Investors had concerns about American Express going into 2017. The company was struggling with the loss of a co-branding agreement with price-club Costco, and there were doubts about whether American Express could attract millennial customers. That anxiety was reflected in the stock price, which fell to $52.66 on Feb. 8, 2016. But investors who stayed with AmEx got all of their investment back, and then some, as the shares nearly doubled, trading at $99.73 on Dec. 29. The rebound was bolstered by a co-branding deal with hotel chain Marriott International that also involves JPMorgan Chase. American Express also is getting strong loan growth from its existing cardholders. Analysts predict earnings per share of $5.85 in 2017, an increase of 20 cents from last year. Analysts also expect revenue to increase to $33.3 billion from $32.1 billion.

Source: Thinkstock

14. Caterpillar Inc.
> Current stock price: $158.38
> Latest annual revenue: $38.5 billion
> Industry: Industrial

New CEO Jim Umpleby is remaking heavy machinery giant Caterpillar into a more nimbler, leaner company through cost-cutting moves that have resulted in job cuts and consolidation of facilities. Caterpillar is well positioned to exploit the building boom in the the Asia-Pacific region as well as rebuilding those areas of the country devastated by hurricanes and wildfires earlier this year. The Peoria, Illinois-based company, which is shifting its corporate headquarters to Deerfield, Illinois, would benefit from an infrastructure plan if Congress approves one next year. Investors have pushed Caterpillar shares up to $158.38 on Dec. 29 from their trough of $82.31 on Oct. 31, 2016. Analysts expect earnings per share to soar to $6.45 in 2017 from $3.42 in 2016 and revenue to climb to $44.1 billion from $38.5 billion.

Source: firstsolar.com

15. First Solar Inc.
> Current stock price: $67.79
> Latest annual revenue: $2.95 billion
> Industry: Energy

The future of renewable energy is bright, and First Solar looks to be a major player in that sector.

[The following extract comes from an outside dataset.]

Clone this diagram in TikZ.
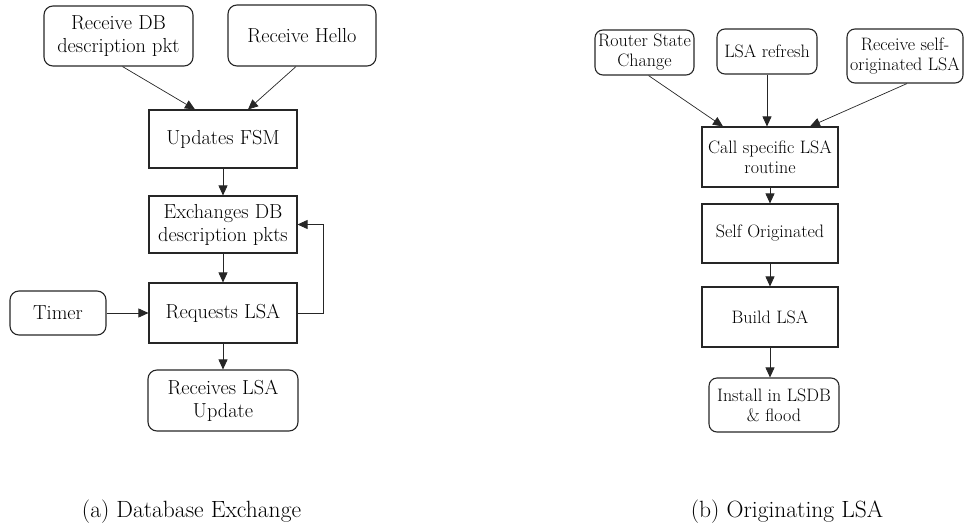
\documentclass[tikz,border=0pt]{standalone}
\usetikzlibrary{arrows.meta}

\begin{document}
\begin{tikzpicture}%
	[x=1pt, y=-1pt,
	box/.style={draw=black!85, line width=1.1pt, align=center, inner sep=1pt, font=\fontsize{20.3}{23}\selectfont},
	rbox/.style={box, rounded corners=9pt},
	sbox/.style={box, font=\fontsize{18}{20}\selectfont},
	srbox/.style={sbox, rounded corners=8pt},
	arr/.style={-{Triangle[length=10pt,width=9pt]}, line width=0.7pt, draw=black!85},
	captext/.style={font=\fontsize{23.5}{26}\selectfont}]
%
\useasboundingbox (0,0) rectangle (965,527);
%%
%% (a) Database Exchange
%%
\node[rbox, minimum width=149pt, minimum height=60pt] (rdb) at (118.5,36) {Receive DB\\description pkt};
\node[rbox, minimum width=148pt, minimum height=61pt] (hello) at (302,35.5) {Receive Hello};
\node[box, minimum width=148pt, minimum height=58pt] (fsm) at (223,139) {Updates FSM};
\node[box, minimum width=148pt, minimum height=57pt] (exch) at (223,224.5) {Exchanges DB\\description pkts};
\node[box, minimum width=148pt, minimum height=60pt] (req) at (223,313) {Requests LSA};
\node[rbox, minimum width=96pt, minimum height=44pt] (timer) at (58,313) {Timer};
\node[rbox, minimum width=150pt, minimum height=61pt] (rcv) at (223,400.5) {Receives LSA\\Update};
%%
\draw[arr] ([xshift=4pt]rdb.south) -- ([xshift=-28pt]fsm.north);
\draw[arr] ([xshift=-6pt]hello.south) -- ([xshift=25pt]fsm.north);
\draw[arr] (fsm) -- (exch);
\draw[arr] (exch) -- (req);
\draw[arr] (timer) -- (req);
\draw[arr] (req.east) -- ++(26,0) |- (exch.east);
\draw[arr] (req) -- (rcv);
%%
%% (b) Originating LSA
%%
\node[srbox, minimum width=99pt, minimum height=45pt] (rsc) at (644.5,52.5) {Router State\\Change};
\node[srbox, minimum width=100pt, minimum height=45pt] (lref) at (767,51.5) {LSA refresh};
\node[srbox, minimum width=116pt, minimum height=54pt, inner sep=0pt] (rself) at (905,56) {Receive self-\\originated LSA};
\node[sbox, minimum width=136pt, minimum height=60pt] (call) at (770,157) {Call specific LSA\\routine};
\node[sbox, minimum width=136pt, minimum height=59pt] (self) at (770,233.5) {Self Originated};
\node[sbox, minimum width=136pt, minimum height=60pt] (build) at (770,317) {Build LSA};
\node[srbox, minimum width=130pt, minimum height=54pt] (inst) at (774,405) {Install in LSDB\\\& flood};
%%
\draw[arr] ([xshift=4pt]rsc.south) -- ([xshift=-47pt]call.north);
\draw[arr] (lref.south) -- (lref.south |- call.north);
\draw[arr] ([xshift=2pt]rself.south) -- ([xshift=40pt]call.north);
\draw[arr] (call) -- (self);
\draw[arr] (self) -- (build);
\draw[arr] (build.south) -- (build.south |- inst.north);
%%
%% Captions
%%
\node[captext] (capa) at (191.5,512) {(a) Database Exchange};
\node[captext] (capb) at (787,512) {(b) Originating LSA};
%%
\end{tikzpicture}
\end{document}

Renewables accounted for almost two-thirds of new power capacity worldwide in 2016, according to the International Energy Agency. Global new solar photovoltaics capacity grew by 50% last year. After a forgettable 2016 in which the stock lost more than half of its value, shares of Tempe, Arizona-based First Solar have climbed 161% to a 2017-high of $70.02 on Dec. 4. In its most recent quarter, First Solar said sales leaped 72% to $1.1 billion from $636 million in the prior quarter, primarily because of the sale of its California Flats and Cuyama projects, as well as higher module sales. Earlier this month, the company announced it entered into an agreement to supply its thin film modules that will be installed in a solar power plant in Pakistan. More analysts are convinced by First Solar’s prospects. Since July, four analysts have upgraded First Solar shares.